## Dataset section
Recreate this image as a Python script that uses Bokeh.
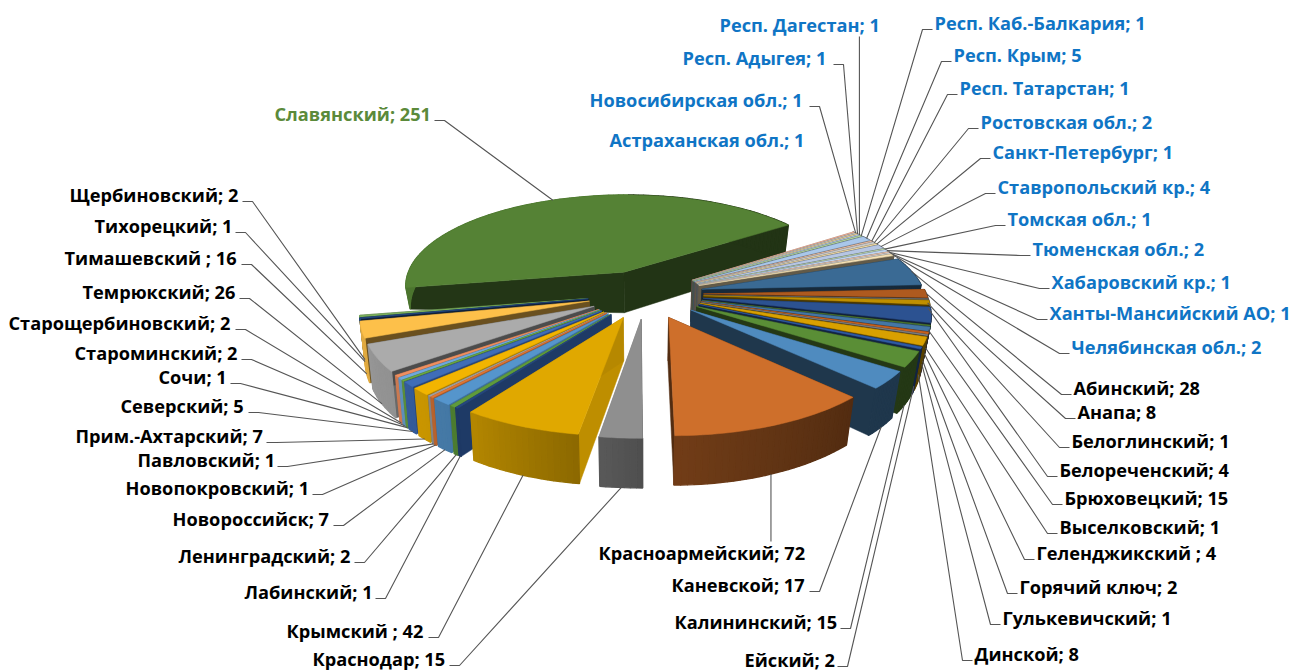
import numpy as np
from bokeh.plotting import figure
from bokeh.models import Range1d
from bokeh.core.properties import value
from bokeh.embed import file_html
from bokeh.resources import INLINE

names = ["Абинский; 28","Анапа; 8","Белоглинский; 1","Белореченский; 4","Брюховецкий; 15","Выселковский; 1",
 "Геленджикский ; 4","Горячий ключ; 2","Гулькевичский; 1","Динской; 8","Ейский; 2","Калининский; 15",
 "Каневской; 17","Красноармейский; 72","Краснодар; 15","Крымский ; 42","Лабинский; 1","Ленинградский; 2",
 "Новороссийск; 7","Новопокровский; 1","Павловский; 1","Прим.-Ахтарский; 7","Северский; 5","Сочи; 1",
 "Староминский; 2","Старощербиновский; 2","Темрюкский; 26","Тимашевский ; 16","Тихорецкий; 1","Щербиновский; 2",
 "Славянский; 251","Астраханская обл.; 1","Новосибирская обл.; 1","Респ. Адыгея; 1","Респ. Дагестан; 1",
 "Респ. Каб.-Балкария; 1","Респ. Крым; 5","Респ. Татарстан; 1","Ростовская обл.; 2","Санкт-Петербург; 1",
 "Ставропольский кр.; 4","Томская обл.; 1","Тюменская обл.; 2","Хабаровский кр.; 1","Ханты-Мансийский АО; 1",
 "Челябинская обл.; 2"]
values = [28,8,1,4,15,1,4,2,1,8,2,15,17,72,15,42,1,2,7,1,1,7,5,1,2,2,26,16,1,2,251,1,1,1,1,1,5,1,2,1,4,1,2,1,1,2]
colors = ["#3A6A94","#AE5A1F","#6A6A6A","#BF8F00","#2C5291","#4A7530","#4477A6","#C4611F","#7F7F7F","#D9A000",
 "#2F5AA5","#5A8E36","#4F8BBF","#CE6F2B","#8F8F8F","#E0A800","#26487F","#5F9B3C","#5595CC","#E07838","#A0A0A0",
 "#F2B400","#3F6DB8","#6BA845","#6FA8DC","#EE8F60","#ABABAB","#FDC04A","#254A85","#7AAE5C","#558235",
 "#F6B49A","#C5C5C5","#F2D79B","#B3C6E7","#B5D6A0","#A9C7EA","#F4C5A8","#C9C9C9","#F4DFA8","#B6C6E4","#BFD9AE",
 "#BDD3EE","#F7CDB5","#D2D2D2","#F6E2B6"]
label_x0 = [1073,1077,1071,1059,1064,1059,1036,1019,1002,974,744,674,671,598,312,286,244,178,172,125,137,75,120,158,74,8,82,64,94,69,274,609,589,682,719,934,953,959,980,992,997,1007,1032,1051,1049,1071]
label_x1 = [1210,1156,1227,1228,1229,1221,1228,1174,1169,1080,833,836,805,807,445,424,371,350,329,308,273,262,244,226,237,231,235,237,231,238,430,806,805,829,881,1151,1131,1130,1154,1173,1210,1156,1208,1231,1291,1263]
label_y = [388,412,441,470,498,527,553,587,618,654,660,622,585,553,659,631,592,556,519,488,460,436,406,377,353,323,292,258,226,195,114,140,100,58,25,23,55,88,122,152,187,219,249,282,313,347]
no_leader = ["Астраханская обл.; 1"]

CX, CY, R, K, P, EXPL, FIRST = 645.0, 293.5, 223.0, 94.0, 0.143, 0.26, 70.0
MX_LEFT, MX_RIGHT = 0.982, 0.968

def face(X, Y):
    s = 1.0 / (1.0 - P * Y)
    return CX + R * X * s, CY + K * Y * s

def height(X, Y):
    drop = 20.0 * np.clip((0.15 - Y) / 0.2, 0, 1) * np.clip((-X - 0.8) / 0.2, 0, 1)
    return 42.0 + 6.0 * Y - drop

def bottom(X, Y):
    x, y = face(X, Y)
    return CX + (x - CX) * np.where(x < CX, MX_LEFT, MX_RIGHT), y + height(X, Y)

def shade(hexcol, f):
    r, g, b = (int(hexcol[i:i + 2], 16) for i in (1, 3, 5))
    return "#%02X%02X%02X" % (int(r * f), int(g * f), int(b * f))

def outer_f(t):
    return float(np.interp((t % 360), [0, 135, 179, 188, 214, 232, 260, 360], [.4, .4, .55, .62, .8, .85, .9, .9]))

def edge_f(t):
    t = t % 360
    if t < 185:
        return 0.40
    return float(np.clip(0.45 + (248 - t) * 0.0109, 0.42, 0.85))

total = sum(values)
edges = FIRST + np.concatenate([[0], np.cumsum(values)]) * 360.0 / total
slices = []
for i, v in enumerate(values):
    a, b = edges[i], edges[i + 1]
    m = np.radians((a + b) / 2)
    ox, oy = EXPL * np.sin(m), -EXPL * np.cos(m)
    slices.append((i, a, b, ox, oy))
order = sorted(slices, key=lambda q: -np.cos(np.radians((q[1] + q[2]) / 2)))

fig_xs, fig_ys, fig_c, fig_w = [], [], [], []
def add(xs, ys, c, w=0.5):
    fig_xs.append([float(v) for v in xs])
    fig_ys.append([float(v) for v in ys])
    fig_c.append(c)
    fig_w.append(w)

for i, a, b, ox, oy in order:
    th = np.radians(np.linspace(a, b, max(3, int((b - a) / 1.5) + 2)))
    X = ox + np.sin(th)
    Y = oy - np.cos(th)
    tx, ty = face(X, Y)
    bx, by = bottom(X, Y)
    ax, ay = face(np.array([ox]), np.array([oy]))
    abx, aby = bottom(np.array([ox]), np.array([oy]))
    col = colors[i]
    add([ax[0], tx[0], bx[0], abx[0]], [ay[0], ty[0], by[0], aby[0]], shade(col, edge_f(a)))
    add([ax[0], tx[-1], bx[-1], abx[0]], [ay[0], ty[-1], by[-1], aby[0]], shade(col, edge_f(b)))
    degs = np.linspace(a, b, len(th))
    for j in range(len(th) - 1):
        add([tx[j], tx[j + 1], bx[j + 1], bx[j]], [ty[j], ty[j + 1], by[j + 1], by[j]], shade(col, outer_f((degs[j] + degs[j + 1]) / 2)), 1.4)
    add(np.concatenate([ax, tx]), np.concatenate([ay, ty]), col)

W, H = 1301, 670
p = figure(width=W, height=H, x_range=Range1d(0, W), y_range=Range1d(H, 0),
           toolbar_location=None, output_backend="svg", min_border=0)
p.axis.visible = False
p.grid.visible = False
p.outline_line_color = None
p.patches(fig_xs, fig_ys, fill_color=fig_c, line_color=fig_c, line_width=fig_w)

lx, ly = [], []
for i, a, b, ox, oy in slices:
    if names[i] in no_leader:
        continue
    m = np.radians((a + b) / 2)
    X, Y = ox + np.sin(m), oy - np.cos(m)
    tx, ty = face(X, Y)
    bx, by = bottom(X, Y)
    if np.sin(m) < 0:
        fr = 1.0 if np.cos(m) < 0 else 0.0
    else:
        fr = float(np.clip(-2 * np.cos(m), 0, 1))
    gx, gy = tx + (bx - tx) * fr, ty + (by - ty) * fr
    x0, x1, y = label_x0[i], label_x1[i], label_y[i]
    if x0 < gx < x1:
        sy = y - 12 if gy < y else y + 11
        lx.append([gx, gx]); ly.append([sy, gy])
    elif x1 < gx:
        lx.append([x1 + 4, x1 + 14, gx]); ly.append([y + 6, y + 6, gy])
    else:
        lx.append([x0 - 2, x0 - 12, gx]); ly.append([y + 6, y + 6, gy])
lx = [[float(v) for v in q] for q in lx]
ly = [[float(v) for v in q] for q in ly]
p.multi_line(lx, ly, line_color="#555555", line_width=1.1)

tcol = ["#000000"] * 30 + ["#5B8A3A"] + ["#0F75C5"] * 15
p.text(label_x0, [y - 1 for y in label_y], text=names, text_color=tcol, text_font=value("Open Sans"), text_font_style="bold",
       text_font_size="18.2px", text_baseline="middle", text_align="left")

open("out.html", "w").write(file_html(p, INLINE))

## Goal
Please reproduce the listing exactly from its opening line through the line that contains "from bokeh.resources import INLINE", both included, with all pictures omitted.

## Final result
Recreate this image as a Python script that uses Bokeh.
import numpy as np
from bokeh.plotting import figure
from bokeh.models import Range1d
from bokeh.core.properties import value
from bokeh.embed import file_html
from bokeh.resources import INLINE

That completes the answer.